This forum is an un-mediated, patient-to-patient forum for questions and support regarding HPV issues such as: genital warts, causes, diagnosis, cervical cancer, HPV in men, PAP tests, treatment, telling your spouse or partner
Three months ago I made a stupid mistake by hooking up with a girl who I didn't know very well. I made out with her and she performed oral sex on me. I am a virgin and this was the most I have ever done. A week later I noticed little white dots on my upper lip and a few on my bottom. I freaked out thinking it was herpes and over the next two months saw a dermatologist several times and got tested for every STD. Everything came back negative and my dermatologist said the dots on my lip were fordyce condition. Regardless I still had him check my genitals and he said everything looked normal but I heard him mention a few cysts. A few weeks ago the edges of my lips started to become more irritated and I became worried that the "cysts" on my penis might actually be warts caused by HPV, the only thing I hadn't been tested for.

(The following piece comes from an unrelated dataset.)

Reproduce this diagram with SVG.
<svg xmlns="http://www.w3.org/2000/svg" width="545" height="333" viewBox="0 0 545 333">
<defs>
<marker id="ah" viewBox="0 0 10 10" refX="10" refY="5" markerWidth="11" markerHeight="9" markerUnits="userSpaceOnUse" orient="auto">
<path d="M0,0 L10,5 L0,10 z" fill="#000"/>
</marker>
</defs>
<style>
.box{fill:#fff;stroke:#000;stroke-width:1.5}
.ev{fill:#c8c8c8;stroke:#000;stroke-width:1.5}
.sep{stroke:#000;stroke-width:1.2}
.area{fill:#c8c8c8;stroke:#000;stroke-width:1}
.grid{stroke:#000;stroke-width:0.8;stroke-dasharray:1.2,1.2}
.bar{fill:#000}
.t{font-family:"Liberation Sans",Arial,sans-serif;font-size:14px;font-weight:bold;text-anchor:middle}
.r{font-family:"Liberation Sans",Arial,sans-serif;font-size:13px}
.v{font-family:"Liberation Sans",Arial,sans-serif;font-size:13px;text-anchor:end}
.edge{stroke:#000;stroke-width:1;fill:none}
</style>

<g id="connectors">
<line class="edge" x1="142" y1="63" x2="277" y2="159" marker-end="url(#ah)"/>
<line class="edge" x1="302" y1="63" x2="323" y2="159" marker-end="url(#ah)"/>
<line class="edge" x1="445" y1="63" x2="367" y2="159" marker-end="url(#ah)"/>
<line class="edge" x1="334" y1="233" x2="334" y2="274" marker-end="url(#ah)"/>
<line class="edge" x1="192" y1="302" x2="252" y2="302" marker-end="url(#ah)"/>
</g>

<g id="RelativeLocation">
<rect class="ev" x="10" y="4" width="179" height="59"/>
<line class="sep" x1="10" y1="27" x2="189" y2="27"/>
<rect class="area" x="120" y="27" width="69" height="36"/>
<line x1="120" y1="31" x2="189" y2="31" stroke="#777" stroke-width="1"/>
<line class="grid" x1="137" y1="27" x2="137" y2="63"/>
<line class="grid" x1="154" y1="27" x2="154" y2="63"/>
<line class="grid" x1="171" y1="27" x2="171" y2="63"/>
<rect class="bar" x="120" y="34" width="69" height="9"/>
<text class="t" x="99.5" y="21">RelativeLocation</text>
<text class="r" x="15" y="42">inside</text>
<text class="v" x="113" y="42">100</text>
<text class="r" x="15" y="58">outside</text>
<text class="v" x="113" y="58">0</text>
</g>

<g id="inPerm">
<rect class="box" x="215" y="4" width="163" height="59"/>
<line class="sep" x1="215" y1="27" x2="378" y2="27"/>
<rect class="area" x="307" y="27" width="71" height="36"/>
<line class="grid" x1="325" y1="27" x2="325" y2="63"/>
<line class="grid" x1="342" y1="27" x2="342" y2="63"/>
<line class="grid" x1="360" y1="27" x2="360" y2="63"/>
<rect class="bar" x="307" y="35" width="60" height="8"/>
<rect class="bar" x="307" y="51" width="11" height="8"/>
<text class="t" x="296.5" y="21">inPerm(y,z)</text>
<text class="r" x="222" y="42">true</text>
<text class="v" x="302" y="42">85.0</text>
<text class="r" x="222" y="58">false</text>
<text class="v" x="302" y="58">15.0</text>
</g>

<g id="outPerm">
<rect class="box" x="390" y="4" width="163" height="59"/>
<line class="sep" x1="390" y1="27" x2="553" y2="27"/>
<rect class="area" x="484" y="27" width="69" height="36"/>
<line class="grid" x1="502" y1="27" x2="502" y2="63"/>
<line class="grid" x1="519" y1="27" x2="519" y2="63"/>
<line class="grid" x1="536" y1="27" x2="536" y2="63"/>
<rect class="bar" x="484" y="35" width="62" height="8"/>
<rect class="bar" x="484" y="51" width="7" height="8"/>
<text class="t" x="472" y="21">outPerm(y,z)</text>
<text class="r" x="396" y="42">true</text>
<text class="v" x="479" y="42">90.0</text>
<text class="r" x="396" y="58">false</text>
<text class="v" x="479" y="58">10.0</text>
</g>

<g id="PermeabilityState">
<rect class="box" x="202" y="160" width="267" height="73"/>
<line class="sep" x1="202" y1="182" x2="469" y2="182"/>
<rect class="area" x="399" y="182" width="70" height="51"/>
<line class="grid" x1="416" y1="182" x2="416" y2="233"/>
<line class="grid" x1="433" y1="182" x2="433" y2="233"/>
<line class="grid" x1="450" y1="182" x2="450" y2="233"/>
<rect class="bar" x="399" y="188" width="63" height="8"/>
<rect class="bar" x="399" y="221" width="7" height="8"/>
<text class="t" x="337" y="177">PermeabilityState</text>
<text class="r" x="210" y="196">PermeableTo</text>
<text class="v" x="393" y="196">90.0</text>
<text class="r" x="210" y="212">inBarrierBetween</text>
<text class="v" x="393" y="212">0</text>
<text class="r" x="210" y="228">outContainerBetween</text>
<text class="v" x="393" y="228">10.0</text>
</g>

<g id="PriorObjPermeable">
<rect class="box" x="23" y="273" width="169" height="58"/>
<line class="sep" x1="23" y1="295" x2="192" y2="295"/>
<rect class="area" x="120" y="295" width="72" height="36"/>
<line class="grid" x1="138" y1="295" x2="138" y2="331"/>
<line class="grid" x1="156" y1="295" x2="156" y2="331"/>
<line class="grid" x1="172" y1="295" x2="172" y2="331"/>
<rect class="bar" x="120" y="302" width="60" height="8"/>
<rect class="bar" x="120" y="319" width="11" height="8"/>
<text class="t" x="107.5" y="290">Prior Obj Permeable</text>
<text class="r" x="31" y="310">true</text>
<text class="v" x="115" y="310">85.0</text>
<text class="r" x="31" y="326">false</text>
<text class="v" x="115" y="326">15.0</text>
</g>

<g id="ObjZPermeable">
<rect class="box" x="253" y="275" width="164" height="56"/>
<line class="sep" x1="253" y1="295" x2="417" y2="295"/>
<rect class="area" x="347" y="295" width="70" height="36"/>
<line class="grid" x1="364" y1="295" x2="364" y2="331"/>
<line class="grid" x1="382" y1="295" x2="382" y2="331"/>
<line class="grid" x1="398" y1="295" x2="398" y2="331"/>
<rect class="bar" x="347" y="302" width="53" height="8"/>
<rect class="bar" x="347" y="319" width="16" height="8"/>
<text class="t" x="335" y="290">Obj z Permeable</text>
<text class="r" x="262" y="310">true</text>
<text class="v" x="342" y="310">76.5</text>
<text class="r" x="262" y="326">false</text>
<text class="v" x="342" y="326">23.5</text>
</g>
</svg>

I went to another dermatologist last week and right away he said the "cysts" were HPV and froze them off without a biopsy. However, he said my mouth appeared to be suffering from a fungal infection that could've been transmitted from the girl rather than HPV. Everywhere I read it says that receiving oral sex is an extremely rare way to get genital HPV and an oral infection through kissing is rare as well. I'm having a hard time understanding how I could have acquired a genital infection without an oral one. Also could it have been possible for her to pass HPV on without any warts in her mouth? I'm truly sick of all this.

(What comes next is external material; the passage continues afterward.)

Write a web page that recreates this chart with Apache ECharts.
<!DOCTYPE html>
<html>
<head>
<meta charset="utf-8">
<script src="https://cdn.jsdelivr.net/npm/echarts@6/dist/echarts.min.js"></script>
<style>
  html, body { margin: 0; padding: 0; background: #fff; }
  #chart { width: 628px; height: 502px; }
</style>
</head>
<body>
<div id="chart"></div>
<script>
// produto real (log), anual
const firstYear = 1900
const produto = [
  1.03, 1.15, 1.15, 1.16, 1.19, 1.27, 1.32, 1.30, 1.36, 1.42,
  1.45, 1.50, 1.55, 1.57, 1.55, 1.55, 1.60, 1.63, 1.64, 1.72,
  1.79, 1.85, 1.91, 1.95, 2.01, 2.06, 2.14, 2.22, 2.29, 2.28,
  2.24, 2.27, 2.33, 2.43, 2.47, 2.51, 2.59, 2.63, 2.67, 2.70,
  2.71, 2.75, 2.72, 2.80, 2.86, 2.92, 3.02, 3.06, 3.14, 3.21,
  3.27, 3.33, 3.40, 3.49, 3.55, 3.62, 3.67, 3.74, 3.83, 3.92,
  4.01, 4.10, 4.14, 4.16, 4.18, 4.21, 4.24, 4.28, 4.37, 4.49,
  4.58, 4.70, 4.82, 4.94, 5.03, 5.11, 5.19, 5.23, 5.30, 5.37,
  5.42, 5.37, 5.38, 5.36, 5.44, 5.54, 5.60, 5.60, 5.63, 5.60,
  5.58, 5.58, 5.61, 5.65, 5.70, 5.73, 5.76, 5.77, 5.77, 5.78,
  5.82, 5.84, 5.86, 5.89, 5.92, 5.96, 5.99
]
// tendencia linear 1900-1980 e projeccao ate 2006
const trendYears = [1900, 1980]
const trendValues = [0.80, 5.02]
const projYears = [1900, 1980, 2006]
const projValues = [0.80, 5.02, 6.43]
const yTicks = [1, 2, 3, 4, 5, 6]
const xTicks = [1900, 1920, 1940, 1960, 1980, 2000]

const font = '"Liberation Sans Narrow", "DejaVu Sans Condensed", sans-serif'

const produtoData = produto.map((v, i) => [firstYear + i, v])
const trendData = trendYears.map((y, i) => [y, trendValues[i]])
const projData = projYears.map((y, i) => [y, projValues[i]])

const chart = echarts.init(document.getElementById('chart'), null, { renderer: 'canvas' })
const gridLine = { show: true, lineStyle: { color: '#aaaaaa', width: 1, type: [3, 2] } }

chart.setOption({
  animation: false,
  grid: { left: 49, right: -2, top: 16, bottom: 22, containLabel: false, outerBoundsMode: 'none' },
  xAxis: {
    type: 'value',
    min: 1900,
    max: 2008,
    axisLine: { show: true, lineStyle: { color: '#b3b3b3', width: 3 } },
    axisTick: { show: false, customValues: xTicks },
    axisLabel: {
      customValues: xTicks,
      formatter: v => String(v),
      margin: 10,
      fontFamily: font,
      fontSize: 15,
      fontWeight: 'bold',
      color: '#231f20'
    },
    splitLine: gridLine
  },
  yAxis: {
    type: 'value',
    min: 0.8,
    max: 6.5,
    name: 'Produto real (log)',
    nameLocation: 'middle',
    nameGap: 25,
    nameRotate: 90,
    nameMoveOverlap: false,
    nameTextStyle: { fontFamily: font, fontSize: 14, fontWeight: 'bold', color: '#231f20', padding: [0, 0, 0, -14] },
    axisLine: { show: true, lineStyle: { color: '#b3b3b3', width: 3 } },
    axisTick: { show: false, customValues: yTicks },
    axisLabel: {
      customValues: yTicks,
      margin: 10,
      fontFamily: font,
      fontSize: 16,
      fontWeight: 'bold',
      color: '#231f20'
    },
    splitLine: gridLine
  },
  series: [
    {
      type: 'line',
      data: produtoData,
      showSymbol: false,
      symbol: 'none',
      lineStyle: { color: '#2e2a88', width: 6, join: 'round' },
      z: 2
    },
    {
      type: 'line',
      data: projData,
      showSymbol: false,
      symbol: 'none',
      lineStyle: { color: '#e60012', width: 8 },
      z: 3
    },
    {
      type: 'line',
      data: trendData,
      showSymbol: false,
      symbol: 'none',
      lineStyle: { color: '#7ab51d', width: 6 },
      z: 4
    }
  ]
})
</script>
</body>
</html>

You don't know that you had HPV. The first dermatologist didn't think so. It seemed like you wanted a positive diagnosis, and the second one gave you that.
People get oral HPV infections. I don't know if they are extremely rare, but they aren't nearly as common as the genital ones. Genital HPV seems to prefer genital skin. If the girl had oral HPV I would guess that it is easier to spread it to your genitals than mouth because your mouth is a more difficult site. I haven't heard much talk about kissing as a way to transmit HPV anyway.
My guess is that the first dermatologist was right. If not, at least your warts are treated. There is no sense worry about oral warts that aren't there.